Bu sorunların giderilmesi hem sektörümüzün geleceği olan öğrencilerimiz hem de işletmelerimiz için oldukça önemlidir. Dolayısıyla bu sorunların çözümü için bazı önerileri değerlendirebiliriz. Bu önerilerden bazıları şunlar olabilir:

  • İşletmedeki tüm süreçleri görmesi açısından iş yerlerinde rotasyon yapılmalıdır.
  • Öğrencilerin eğitimleri boyunca koordinatör öğretim elemanı ile daha sık görüşmesi, eğitimi öncesi bilgilendirme toplantılarının hem okul hem de iş yeri tarafından yapılması gerekmektedir.
  • Öğrencilerin eğitim görecekleri departmanlar ve bu departmanlarda öğrencinin “beceri eğitimi” ile ilgilenecek personel, öğrencilerin eğitimi konusunda bilgilendirilmeli, öğrenci başka amaçlarla o birimde bulunmamalıdır.
  • İş yerlerinde mesleki eğitim alan öğrencilerin ‘’iş Koşullarına Uyma’’ zorunluluğu vardır. Ancak işyeri kurallarının da 4857 sayılı iş kanununa uygun olması gerekir. Örneğin, günlük çalışma saatinin 8 saat olması gerekirken 12 saat çalışma yapılan bir işyerinde, öğrencilerinde 12 saat çalıştırılması uygun değildir.
  • Okullarda gösterilen müfredatlar günün koşulları ve teknolojik değişimler sonrasında güncellenmeli, iş yerleri ve eğitim kurumları bu doğrultuda paralel hareket etmelidir.

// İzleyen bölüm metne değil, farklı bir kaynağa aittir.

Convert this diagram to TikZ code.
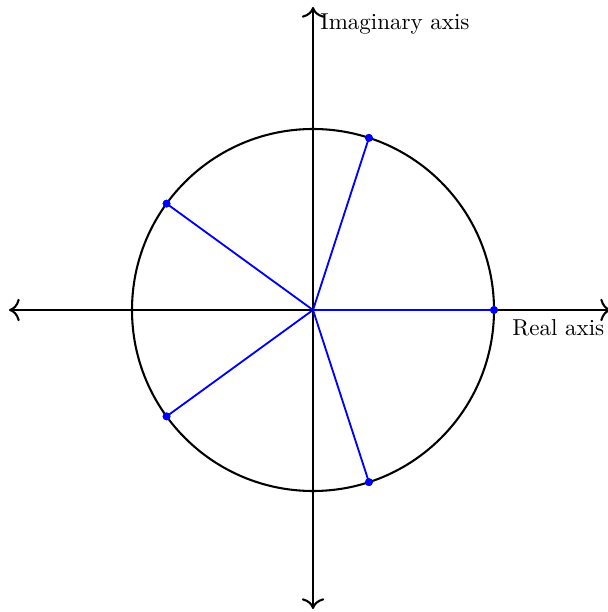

  • Bu çatışmanın giderilmesi için, müfredatlar hazırlanırken sektör ile iş birliği yapılmalı, sektör temsilcileri ile muhakkak görüşülmelidir.
  • Bunun sonucunda ortak çalışma ile oluşturulmuş müfredatlarda okuyan öğrenciler daha donanımlı olacak ve mesleki eğitimi ile ön çalışmayı yapmış olan, hazır iş gücü şeklindeki geleceğin elemanları, daha sonra iş hayatına da kolayca atılabileceklerdir.
  • Öğrenciler ucuz iş gücü gibi değerlendirilmemeli, Mesleki eğitimi boyunca fazla mesai yaptırılmamalıdır. Bu durum öğrencinin iş şevkini olumsuz etkilemektedir.
  • İşletmede beceri eğitiminde başarılı olan öğrencilerin işyerinde askerlik aranmadan kalabilmelerine imkân tanınmalıdır.
  • Önceki dönemde öğrenciye müfredata göre eğitim yaptırmayan işyerlerine bir sonraki dönem öğrenci gönderilmemesi önlenmelidir
  • İşletmelerde Mesleki Eğitime başlayan öğrencilerin mutlaka İşyeri Hekimi tarafından işe giriş muayenesinin yapılması (Hipertansiyon, epilepsi, kalp ve akciğer sorunları olan, taşıyıcılığı bulunan) öğrencilerin çalışmalarında dikkat edilmesi gereken hususlar hakkında işverenin, eğitici usta ve koordinatör öğretmenin bilgilendirilmesi gerekir.
  • Sektörde meydana gelen iş kazalarında, çoklukla yeni işe başlayan genç çalışanlar kazaya uğramaktadır. Ayrıca çalışana (öğrenciye) Kişisel Koruyucu Donanım zimmetle verilmeli ve nasıl kullanılacağı konusunda bilgilendirilmelidir. (6331 sayılı yasa gereğidir.)İşletmeye giden öğrenci “Genç Çalışan” (6331 sayılı yasa madde 3 e göre ) değildir.

Amacımız bu meslekte kalıcı bilgili insan gücünü oluşturmaktır.  Öğrenciye yatırım, geleceğe yatırımdır. Bir meyve ağacının bile, fidan olarak dikiminden yıllar sonra meyve verdiği, yıllarca o ağaca bakım yapıldığı düşünülürse insana yatırımın da meyvesini yıllar sonra vereceği düşünülmelidir.